═══ Information provided ═══
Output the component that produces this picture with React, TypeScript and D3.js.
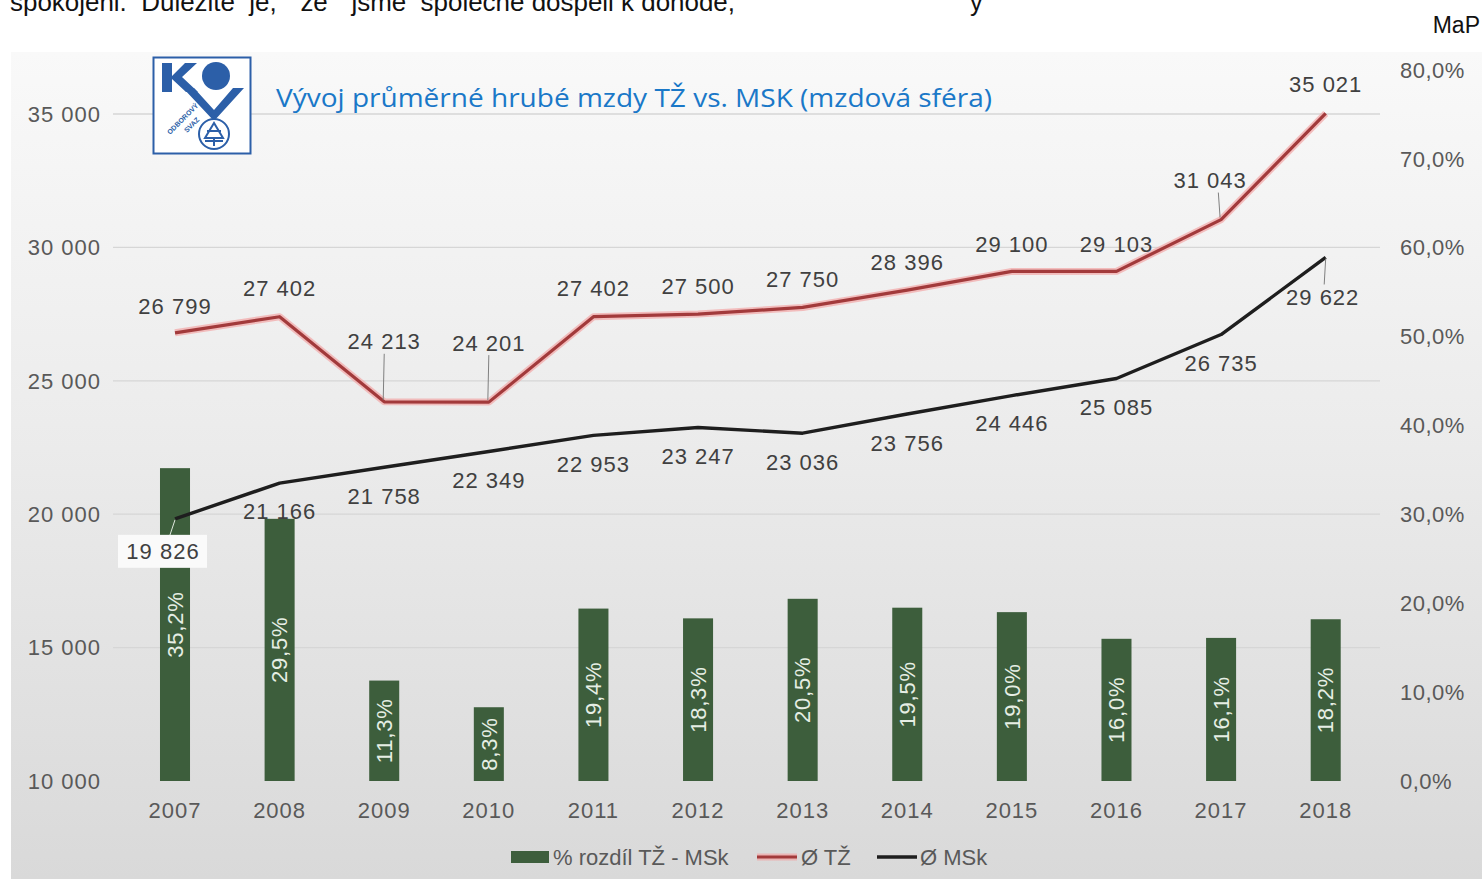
import React from "react";
import * as d3 from "d3";

const years = ["2007","2008","2009","2010","2011","2012","2013","2014","2015","2016","2017","2018"];
const diffPct = [35.2, 29.5, 11.3, 8.3, 19.4, 18.3, 20.5, 19.5, 19.0, 16.0, 16.1, 18.2];
const wageTZ = [26799, 27402, 24213, 24201, 27402, 27500, 27750, 28396, 29100, 29103, 31043, 35021];
const wageMSK = [19826, 21166, 21758, 22349, 22953, 23247, 23036, 23756, 24446, 25085, 26735, 29622];
const leftTicks = [10000, 15000, 20000, 25000, 30000, 35000];
const rightTicks = [0, 10, 20, 30, 40, 50, 60, 70, 80];
const legendLabels = ["% rozdíl TŽ - MSk", "Ø TŽ", "Ø MSk"];
const titleText = "Vývoj průměrné hrubé mzdy TŽ vs. MSK (mzdová sféra)";

// label layout offsets (dx, dy) relative to each point, and whether a leader line is drawn
const tzLabelOffset: [number, number, boolean][] = [
  [0, -27, false], [0, -28, false], [0, -60, true], [0, -59, true], [0, -28, false], [0, -28, false],
  [0, -28, false], [0, -28, false], [0, -27, false], [0, -27, false], [-11, -39, true], [0, -29, false],
];
const mskLabelOffset: [number, number, boolean][] = [
  [-12, 32, true], [0, 28, false], [0, 29, false], [0, 29, false], [0, 29, false], [0, 29, false],
  [0, 29, false], [0, 29, false], [0, 28, false], [0, 29, false], [0, 29, false], [-3, 40, true],
];

const fmt = (v: number) => d3.format(",")(v).replace(/,/g, " ");
const fmtPct = (v: number) => v.toFixed(1).replace(".", ",") + "%";

const W = 1482, H = 879;
const FONT = "'Liberation Sans', Arial, sans-serif";

export default function App() {
  const x = d3.scaleBand<string>().domain(years).range([122.7, 1378]).padding(0);
  const bw = x.bandwidth();
  const cx = (y: string) => (x(y) as number) + bw / 2;
  const barW = bw * 0.287;
  const yL = d3.scaleLinear().domain([10000, 35000]).range([781, 114]);
  const yR = d3.scaleLinear().domain([0, 80]).range([781, 70]);

  const lineGen = (vals: number[]) =>
    d3.line<number>().x((_, i) => cx(years[i])).y((v) => yL(v))(vals) as string;

  const labelStyle = { fontFamily: FONT, fontSize: 22, fill: "#404040", letterSpacing: 1 } as const;

  return (
    <svg width={W} height={H} style={{ position: "absolute", left: 0, top: 0, background: "#fff" }}>
      <defs>
        <linearGradient id="bg" x1="0" y1="0" x2="0" y2="1">
          <stop offset="0" stopColor="#f9f9f9" />
          <stop offset="0.45" stopColor="#ececec" />
          <stop offset="1" stopColor="#d9d9d9" />
        </linearGradient>
      </defs>
      {/* top text (cut at the page edge, as in the source screenshot) */}
      <text x={10} y={11} textLength={725} lengthAdjust="spacingAndGlyphs"
        style={{ fontFamily: FONT, fontSize: 25, fill: "#111", whiteSpace: "pre" }}>
        {"spokojeni.  Důležité  je,  \"že\"  jsme  společně dospěli k dohodě,"}
      </text>
      <text x={970} y={11} style={{ fontFamily: FONT, fontSize: 25, fill: "#111" }}>y</text>
      <text x={1480} y={33} textAnchor="end" style={{ fontFamily: FONT, fontSize: 23, fill: "#111" }}>MaP</text>

      {/* chart background */}
      <rect x={11} y={52} width={W - 11} height={H - 52} fill="url(#bg)" />

      {/* gridlines */}
      {leftTicks.slice(1).map((t) => (
        <line key={t} x1={113} x2={1380} y1={yL(t)} y2={yL(t)} stroke="#d6d6d6" strokeWidth={1.3} />
      ))}

      {/* left axis labels */}
      {leftTicks.map((t) => (
        <text key={t} x={101} y={yL(t)} dy="0.35em" textAnchor="end" style={{ ...labelStyle, fill: "#595959" }}>
          {fmt(t)}
        </text>
      ))}
      {/* right axis labels */}
      {rightTicks.map((t) => (
        <text key={t} x={1400} y={yR(t)} dy="0.35em" textAnchor="start" style={{ ...labelStyle, fill: "#595959", letterSpacing: 0.5 }}>
          {t.toFixed(1).replace(".", ",") + "%"}
        </text>
      ))}
      {/* x axis labels */}
      {years.map((y) => (
        <text key={y} x={cx(y)} y={810} dy="0.35em" textAnchor="middle" style={{ ...labelStyle, fill: "#595959" }}>
          {y}
        </text>
      ))}

      {/* bars */}
      {diffPct.map((v, i) => (
        <rect key={i} x={cx(years[i]) - barW / 2} y={yR(v)} width={barW} height={yR(0) - yR(v)} fill="#3d5e3c" />
      ))}
      {diffPct.map((v, i) => {
        const mx = cx(years[i]);
        const my = (yR(v) + yR(0)) / 2;
        return (
          <text key={i} transform={`translate(${mx},${my}) rotate(-90)`} textAnchor="middle" dy="0.35em"
            style={{ fontFamily: FONT, fontSize: 22, fill: "#e6eee4", letterSpacing: 0.8 }}>
            {fmtPct(v)}
          </text>
        );
      })}

      {/* title */}
      <text x={276} y={107} textLength={716} lengthAdjust="spacingAndGlyphs"
        style={{ fontFamily: "'Open Sans', 'Noto Sans', sans-serif", fontSize: 26, fill: "#1a78c8" }}>
        {titleText}
      </text>

      {/* logo */}
      <g>
        <rect x={153.5} y={57.5} width={97} height={96} fill="#fff" stroke="#2c5fa8" strokeWidth={2} />
        <path d="M162 63 h10 v13 l13 -13 h12 l-15 14 l16 15 h-12 l-14 -13 v13 h-10 z" fill="#2c5fa8" />
        <circle cx={216} cy={76} r={14} fill="#2c5fa8" />
        <path d="M183 88 h11 l20 22 l19 -22 h11 l-30 33 z" fill="#2c5fa8" />
        <text transform="translate(170,135) rotate(-45)" style={{ fontFamily: FONT, fontSize: 7, fill: "#2c5fa8", fontWeight: 700 }}>ODBOROVÝ</text>
        <text transform="translate(187,133) rotate(-45)" style={{ fontFamily: FONT, fontSize: 7, fill: "#2c5fa8", fontWeight: 700 }}>SVAZ</text>
        <circle cx={214} cy={134} r={15} fill="#fff" stroke="#2c5fa8" strokeWidth={2} />
        <path d="M214 123 l-9 15 h18 z M207 131 h14 M214 138 v8 M205 141 h18" fill="none" stroke="#2c5fa8" strokeWidth={2} />
      </g>

      {/* lines */}
      <path d={lineGen(wageTZ)} fill="none" stroke="#f2a5a5" strokeWidth={7} strokeOpacity={0.7} strokeLinejoin="round" />
      <path d={lineGen(wageTZ)} fill="none" stroke="#a23a3b" strokeWidth={3.2} strokeLinejoin="round" />
      <path d={lineGen(wageMSK)} fill="none" stroke="#1e1e1e" strokeWidth={3.4} strokeLinejoin="round" />

      {/* leader lines */}
      {wageTZ.map((v, i) => {
        const [dx, dy, lead] = tzLabelOffset[i];
        if (!lead) return null;
        const px = cx(years[i]), py = yL(v);
        return <line key={i} x1={px + dx * 0.25} y1={py + dy + 12} x2={px - 1} y2={py - 2} stroke="#808080" strokeWidth={1} />;
      })}
      {wageMSK.map((v, i) => {
        const [dx, dy, lead] = mskLabelOffset[i];
        if (!lead) return null;
        const px = cx(years[i]), py = yL(v);
        return <line key={i} x1={px + dx * 0.5} y1={py + dy - 13} x2={px} y2={py + 1} stroke={i === 0 ? "#dfe8de" : "#808080"} strokeWidth={1} />;
      })}

      {/* data labels TŽ */}
      {wageTZ.map((v, i) => {
        const [dx, dy] = tzLabelOffset[i];
        return (
          <text key={i} x={cx(years[i]) + dx} y={yL(v) + dy} dy="0.35em" textAnchor="middle" style={labelStyle}>
            {fmt(v)}
          </text>
        );
      })}
      {/* data labels MSk */}
      {wageMSK.map((v, i) => {
        const [dx, dy] = mskLabelOffset[i];
        const lx = cx(years[i]) + dx, ly = yL(v) + dy;
        return (
          <g key={i}>
            {i === 0 && <rect x={lx - 45} y={ly - 16} width={89} height={33} fill="#fafafa" />}
            <text x={lx} y={ly} dy="0.35em" textAnchor="middle" style={labelStyle}>{fmt(v)}</text>
          </g>
        );
      })}

      {/* legend */}
      <g>
        <rect x={511} y={851} width={38} height={12} fill="#3d5e3c" />
        <text x={553} y={857} dy="0.35em" style={{ ...labelStyle, fill: "#595959", letterSpacing: 0 }}>{legendLabels[0]}</text>
        <line x1={757} x2={797} y1={857} y2={857} stroke="#f2a5a5" strokeWidth={7} strokeOpacity={0.7} />
        <line x1={757} x2={797} y1={857} y2={857} stroke="#a23a3b" strokeWidth={3.2} />
        <text x={801} y={857} dy="0.35em" style={{ ...labelStyle, fill: "#595959", letterSpacing: 0 }}>{legendLabels[1]}</text>
        <line x1={877} x2={917} y1={857} y2={857} stroke="#1e1e1e" strokeWidth={3.4} />
        <text x={920} y={857} dy="0.35em" style={{ ...labelStyle, fill: "#595959", letterSpacing: 0 }}>{legendLabels[2]}</text>
      </g>
    </svg>
  );
}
═══
▸ Exercise aim
From the first line of the listing above, repeat every line through the one holding "import * as". Both ends count, and pictures stay out.

▸ Solved exercise
Output the component that produces this picture with React, TypeScript and D3.js.
import React from "react";
import * as d3 from "d3";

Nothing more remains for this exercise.